Говорят, что перед смертью вся жизнь проносится перед глазами. Перед моими глазами проносится жизнь Зои, по крайней мере те десять лет, что мы провели вместе. Я вспоминаю, как она заступилась за северян при нашем первом разговоре, тыкала в спущенное колесо носком туфли, ругала меня за несочетающиеся друг с другом брюки и рубашки, пила со мной шампанское в роскошном ресторане и прислала записку о скучных экзаменах у восьмиклассников. Она проявляла интерес ко всем и умела раскрывать лучшие качества в детях и взрослых. Я вспоминаю, какой красивой она была на своей свадьбе, думаю о Дэне и их большой любви. Он заставлял ее смеяться, несмотря на боль, ухаживал за ней и поддерживал ее.
Я лежу в гостиничном номере и думаю об этом. В какой-то момент я засыпаю, а утром солнце восходит как обычно. Мне ничего не остается, кроме как пойти на свадьбу, произнести речь и танцевать вместе со всеми. Свадьба полна надежд и любви, но каждый раз, когда я вспоминаю о произошедшем, мне становится больно. Самая большая радость и печаль жизни соединились в одном дне.
Тунис
Проходит две недели. Конечно, жизнь продолжает идти своим чередом, но, женив брата, я мысленно возвращаюсь к Зои, Дэну и их трагически короткой совместной жизни.
Я думаю о них, сидя на собрании руководства школы. На повестке дня теракт в Тунисе. Несколько дней назад террорист ИГИЛ расстрелял на пляже неподалеку от Сусса тридцать восемь человек, среди которых было тридцать британцев. Эти люди просто отдыхали и наслаждались отпуском. В числе убитых оказались двадцатичетырехлетняя бьюти-блогер, недавно обручившаяся со своим давним возлюбленным; сорокадевятилетний мужчина, его отец и девятнадцатилетний племянник; пятидесятидевятилетний мужчина, который героически заслонил жену от пуль.

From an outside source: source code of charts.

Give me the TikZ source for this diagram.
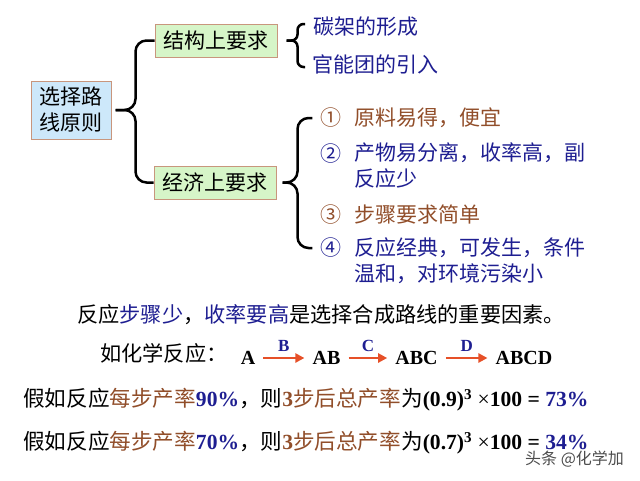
\documentclass[tikz,border=0pt]{standalone}
\usepackage{fontspec}
\setmainfont{Liberation Serif}
\newfontfamily\cjk{Noto Sans CJK SC}
\usetikzlibrary{calc,arrows.meta}
\definecolor{blu}{RGB}{30,30,145}
\definecolor{brn}{RGB}{145,78,42}
\definecolor{boxline}{RGB}{200,150,125}
\definecolor{selfill}{RGB}{205,232,250}
\definecolor{reqfill}{RGB}{214,245,200}
\definecolor{rxnred}{RGB}{230,80,40}
\newcommand\latb{\rmfamily\bfseries}
\tikzset{
  box/.style={draw=boxline, line width=1pt, inner sep=0pt, align=center,
    font=\fontsize{21}{26}\cjk},
  brace/.style={line width=2.5pt, rounded corners=11pt},
  item/.style={inner sep=0pt, align=left, font=\fontsize{21}{26}\cjk},
  sent/.style={inner sep=0pt, anchor=west, font=\fontsize{21.2}{25}\cjk},
  yield/.style={inner sep=0pt, anchor=west, font=\fontsize{21.6}{25}\cjk},
  chem/.style={inner xsep=8pt, inner ysep=0pt, font=\fontsize{20}{24}\latb},
  rxn/.style={->, draw=rxnred, line width=2.6pt},
  lbl/.style={text=blu, inner sep=0pt, font=\fontsize{17}{20}\latb}
}
\begin{document}
\begin{tikzpicture}[x=1pt,y=-1pt,>={Triangle[length=9pt,width=9pt]}]
\useasboundingbox (0,0) rectangle (640,480);
% tree
\node[box,fill=selfill,minimum width=80pt,minimum height=58pt] (sel) at (71,110) {选择路\\线原则};
\node[box,fill=reqfill,minimum width=122pt,minimum height=33pt] (jg) at (216,40.5) {结构上要求};
\node[box,fill=reqfill,minimum width=122pt,minimum height=33pt] (jj) at (215,182.5) {经济上要求};
\draw[brace] (jg.west) -| ($(sel.east)+(24,0)$) -- ($(sel.east)+(4,0)$);
\draw[brace] (jj.west) -| ($(sel.east)+(24,0)$) -- ($(sel.east)+(4,0)$);
% structure
\node[item,anchor=west,text=blu] (tan) at (313,27) {碳架的形成};
\node[item,anchor=west,text=blu] (gn) at (312,64) {官能团的引入};
\draw[brace,rounded corners=6pt] ($(tan.west)+(-8,-3)$) -| ($(jg.east)+(20,0)$) -- ($(jg.east)+(9,0)$);
\draw[brace,rounded corners=6pt] ($(gn.west)+(-7,3)$) -| ($(jg.east)+(20,0)$) -- ($(jg.east)+(9,0)$);
% economy
\node[item,text=brn] (n1) at (331,118) {①};
\node[item,text=blu] (n2) at (331,154) {②};
\node[item,text=brn] (n3) at (331,215) {③};
\node[item,text=blu] (n4) at (331,248) {④};
\node[item,anchor=west,text=brn] (t1) at (354,118) {原料易得，便宜};
\node[item,anchor=north west,text=blu] (t2) at (354,143) {产物易分离，收率高，副\\反应少};
\node[item,anchor=west,text=brn] (t3) at (354,215) {步骤要求简单};
\node[item,anchor=north west,text=blu] (t4) at (354,237) {反应经典，可发生，条件\\温和，对环境污染小};
\draw[brace] ($(n1.west)+(-8,0)$) -| ($(jj.east)+(21,0)$) -- ($(jj.east)+(6,0)$);
\draw[brace] ($(n4.west)+(-8,0)$) -| ($(jj.east)+(21,0)$) -- ($(jj.east)+(6,0)$);
% steps
\node[sent] (imp) at (77,315) {反应{\color{blu}步骤少}，{\color{blu}收率要高}是选择合成路线的重要因素。};
\node[sent] (eg) at (100,353) {如化学反应：};
\node[chem] (a) at (248,358) {A};
\node[chem] (ab) at (326.5,358) {AB};
\node[chem] (abc) at (416.5,358) {ABC};
\node[chem] (abcd) at (524,358) {ABCD};
\draw[rxn] (a) -- node[lbl,above=5pt]{B} (ab);
\draw[rxn] (ab) -- node[lbl,above=5pt]{C} (abc);
\draw[rxn] (abc) -- node[lbl,above=5pt]{D} (abcd);
% yields
\node[yield] (y90) at (23,400) {假如反应{\color{brn}每步产率}{\latb\color{blu}90\%}，则{\latb\color{brn}3}{\color{brn}步后总产率}为{\latb(0.9)\textsuperscript{3} {\mdseries ×}100 = {\color{blu}73\%}}};
\node[yield] (y70) at (23,443) {假如反应{\color{brn}每步产率}{\latb\color{blu}70\%}，则{\latb\color{brn}3}{\color{brn}步后总产率}为{\latb(0.7)\textsuperscript{3} {\mdseries ×}100 = {\color{blu}34\%}}};
\node[sent,text=black!70,font=\fontsize{16}{18}\cjk] (wm) at (525,459) {头条 @化学加};
\end{tikzpicture}
\end{document}
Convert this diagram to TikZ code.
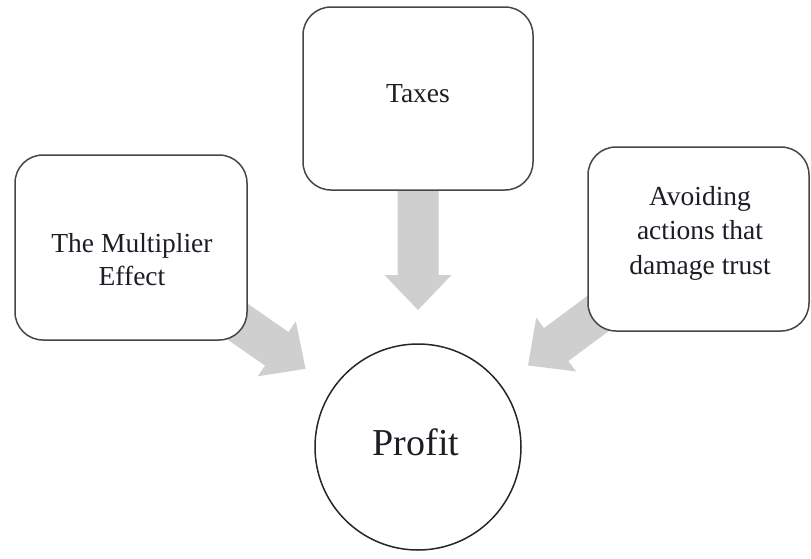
\documentclass[tikz,border=0pt]{standalone}
\usepackage{fontspec}
\setmainfont{Liberation Serif}
\usetikzlibrary{calc}
\pgfdeclarelayer{background}
\pgfsetlayers{background,main}
\definecolor{arrowgrey}{RGB}{207,207,207}
\definecolor{frameline}{RGB}{70,70,70}
\definecolor{inkdark}{RGB}{30,28,36}
\tikzset{
  factorbox/.style={draw=frameline, line width=1.5pt, rounded corners=28pt, fill=white, inner sep=0pt},
  resultcircle/.style={circle, draw=black!85, line width=1.5pt, fill=white, inner sep=0pt, minimum size=206pt},
  boxlabel/.style={font=\fontsize{27.5}{33}\selectfont, text=inkdark, align=center, inner sep=0pt},
  widelabel/.style={boxlabel, font=\fontsize{27.5}{34.5}\selectfont},
  biglabel/.style={font=\fontsize{38}{44}\selectfont, text=inkdark, inner sep=0pt},
  blockarrow/.style={fill=arrowgrey},
}
% Wide grey arrow running from the centre of a source node towards a target
% node; it stops 137pt short of the target's centre.
% #1 source node, #2 target node, #3 prefix for the helper coordinates
\newcommand{\factorarrow}[3]{%
  \coordinate (#3tip) at ($(#2.center)!137pt!(#1.center)$);
  \coordinate (#3base) at ($(#3tip)!35pt!(#1.center)$);
  \fill[blockarrow] (#3tip)
    -- ($(#3base)!33.5pt!90:(#3tip)$)
    -- ($(#3base)!20.5pt!90:(#3tip)$)
    -- ($(#1.center)!20.5pt!90:(#3tip)$)
    -- ($(#1.center)!20.5pt!-90:(#3tip)$)
    -- ($(#3base)!20.5pt!-90:(#3tip)$)
    -- ($(#3base)!33.5pt!-90:(#3tip)$)
    -- cycle;
}
\begin{document}
\begin{tikzpicture}[x=1pt,y=-1pt]
\useasboundingbox (0,0) rectangle (811,558);

% the three factors and the result
\node[factorbox, minimum width=232pt, minimum height=185pt] (multiplier) at (131,247.5) {};
\node[factorbox, minimum width=230pt, minimum height=183pt] (taxes) at (418,98.5) {};
\node[factorbox, minimum width=221pt, minimum height=184pt] (trust) at (698.5,239) {};
\node[resultcircle] (profit) at (418,447) {};

% labels
\node[boxlabel] (multipliertext) at (132,260) {The Multiplier\\Effect};
\node[boxlabel, anchor=base] (taxestext) at (418,102) {Taxes};
\node[widelabel] (trusttext) at (700,233) {Avoiding\\actions that\\damage trust};
\node[biglabel, anchor=base] (profittext) at (416,455) {Profit};

% arrows sit behind the boxes
\begin{pgfonlayer}{background}
  \factorarrow{multiplier}{profit}{left}
  \factorarrow{taxes}{profit}{mid}
  \factorarrow{trust}{profit}{right}
\end{pgfonlayer}
\end{tikzpicture}
\end{document}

Больше всего меня впечатлила непредсказуемость произошедшего. Люди проснулись утром, позавтракали в буфете, задумались, чем заняться дальше, и решили пойти на пляж, не подозревая, какая страшная смерть их ждет. Этот случай служит мне очередным напоминанием о нашей смертности и важности каждого момента.
В память о погибших правительство Великобритании объявляет национальную минуту молчания. Она состоится в пятницу в полдень, и мы решаем, будет ли наша школа участвовать. Я говорю, что меня потрясло произошедшее, и высказываюсь в поддержку минуты молчания. Старший коллега поддерживает меня со словами: «Бюро нравится, когда дети проявляют гражданскую активность».
Этот комментарий меня шокирует. Наша школа, как и многие другие, и так в цепкой хватке Бюро стандартизации образования, работы с детьми и навыков. Мы слишком много делаем не ради благополучия учеников, а для удовлетворения инспекторов, которые поставят нам галочки в нужных местах. Я чувствую, что из-за необходимости постоянно доказывать состоятельность школы на бумаге значительно пострадала ее способность обеспечивать учеников качественным образованием.
Неужели мы и правда говорим о том, что будем соблюдать минуту молчания в память о людях, погибших в результате страшного теракта, исключительно чтобы впечатлить бюрократов? Я стал учителем вовсе не для этого. Слова старшего коллеги звучат у меня в ушах еще несколько дней. Я не виню человека, который их произнес. Он просто позволил внешним процессам затмить действительно важное. Но чем больше я размышляю о его словах, тем неприятнее мне становится. Я боюсь, что, если задержусь на руководящей должности, мой образ мышления станет таким же.
В память о Зои
В школе в Эссексе проводится поминальная служба по Зои. Дэн попросил меня сказать несколько слов, поэтому я снова переживаю наши совместные моменты, чтобы попытаться передать словами, какой жизнерадостной, веселой и заботливой она была.
Я достаю письмо, которое дала мне Зои несколько лет назад в мой последний день в этой школе. Она вложила его мне в руку, когда я выходил из здания. Оно написано на красивой бумаге безупречным почерком. В нем вся Зои.